A U.K. capacity market auction this month served up a lesson for market planners, after delivering prices so low as to discourage clean energy development.
The T-4 auction, which aimed to secure power capacity for 2021 and 2022, smashed pricing expectations with a clearing price of GBP £8.40 ($11.73) per kilowatt a year, down almost 63 percent from the £22.50 ($31.44 at current rates) achieved in a similar contest last year.
The result was hailed as a victory for U.K. bill payers.
"This capacity market auction clearing low once again proves that competition is successful at providing security of supply at the lowest cost to consumers," said Lawrence Slade, chief executive of industry body Energy UK, in a press note.
“[These auctions] have supported innovative, emerging technologies whilst ensuring we get the best value from existing assets," he said.
Other observers, though, questioned whether such low prices would support innovative, emerging technologies in the future.
While around 7 gigawatts of coal-fired generation failed to secure contracts in the T-4 contest, according to Platts, there was not a great deal of new capacity either.
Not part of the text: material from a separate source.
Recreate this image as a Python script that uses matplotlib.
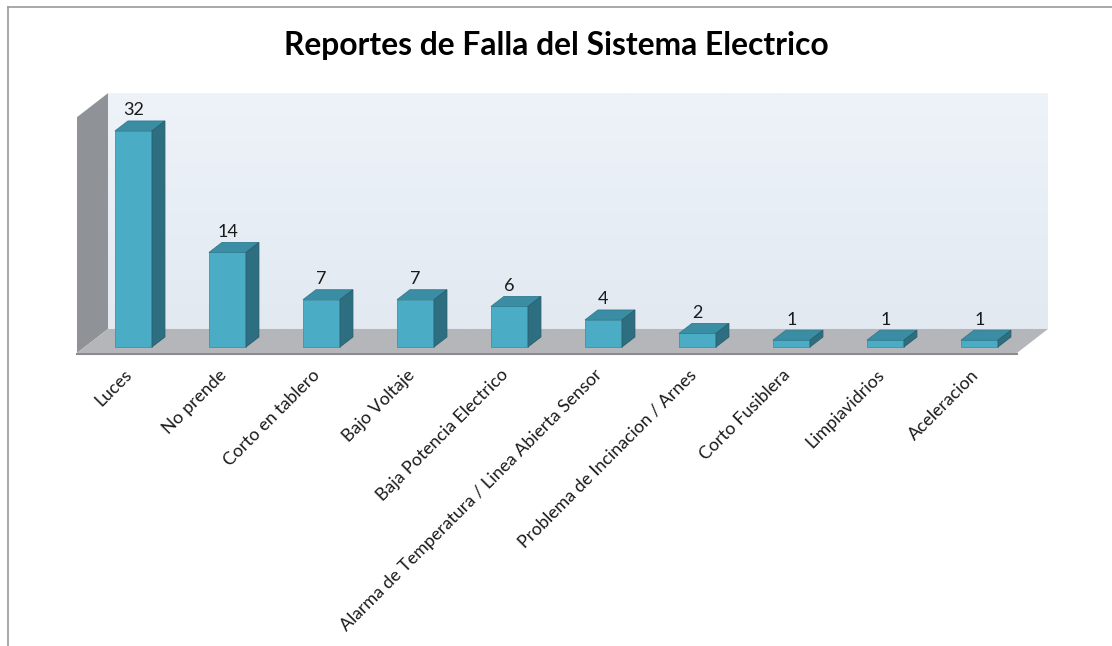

More than 43 gigawatts, or 86 percent, of the 50.4 gigawatts awarded in the auction went to existing generation assets.
A further 2 gigawatts or so of capacity was awarded to newly built interconnectors ElecLink, IFA2 and Nemo Link, which were allowed to participate in the auction for the first time this year.
Existing interconnectors accounted for a further 2.4 gigawatts and demand response added another 1.2 gigawatts. Only 762 megawatts of new generation got contracts in the auction.
By generation type, the auction was dominated by combined-cycle gas turbines, which carried off more than 45 percent of the capacity on offer. Nuclear secured a further 15.7 percent, and combined heat and power took 9.2 percent.
Energy storage secured about 5.3 percent of the available capacity, just under 2.7 gigawatts, across 34 projects, most of which already had existing contracts. Almost a third of the capacity that entered the auction failed to secure a contract.
Only 650 megawatts of the winning capacity secured long-term contracts, for 15 years of supply. The remaining suppliers got one-year contracts, meaning they will have to bid again in future auctions.
The eye-poppingly low clearing price, short duration of contracts and level of capacity exiting the auction all point to the fact that T-4 was very much a buyer’s market.
Aris Karcanias, senior managing director and co-lead of FTI Consulting’s Global Clean Energy Practice in London, England, said the U.K. market has seen a surge of investment in small-scale generation, battery projects and new interconnectors, leading to an oversupply of capacity.
“This is an important trend that will likely last until the coal plants start to retire around 2021 and beyond,” he said.
Until then, he said, very low clearing prices are likely to be the norm, particularly as further interconnection projects and demand response programs are expected to come online. All of this brings into question the economic viability of developing new flexible capacity in the U.K.
And the U.K. is not alone. “The French power market is similarly oversupplied and will likely tighten [only] when coal plants and nuclear plants retire from 2022 and beyond,” Karcanias said.
French power market reference pricing is around €10 ($12) per kilowatt, roughly equivalent to the T-4 clearing price.
“Such a low price is at least good news for the energy bill payers in the short term, but does raise a number of important questions," said Karcanias. "The low T-4 auction price suggests we have a flexibility problem, not necessarily a capacity problem.”
Forecasting demand in European grids such as those of the U.K. and France is becoming increasingly challenging, he said.
This means the older and less flexible traditional generation sources currently being lined up to provide power might not be well suited to function in tomorrow’s markets.
“I'm of the view that the capacity market instrument needs to evolve with market complexity and begin to address and truly incentivize flexibility,” said Karcanias.
“For me, it's clear that when prices fall from £22.50 to £8.40 in a year, the mechanism is either working extremely well in favor of the consumer, or indeed there is a system need that is now not being addressed," he said.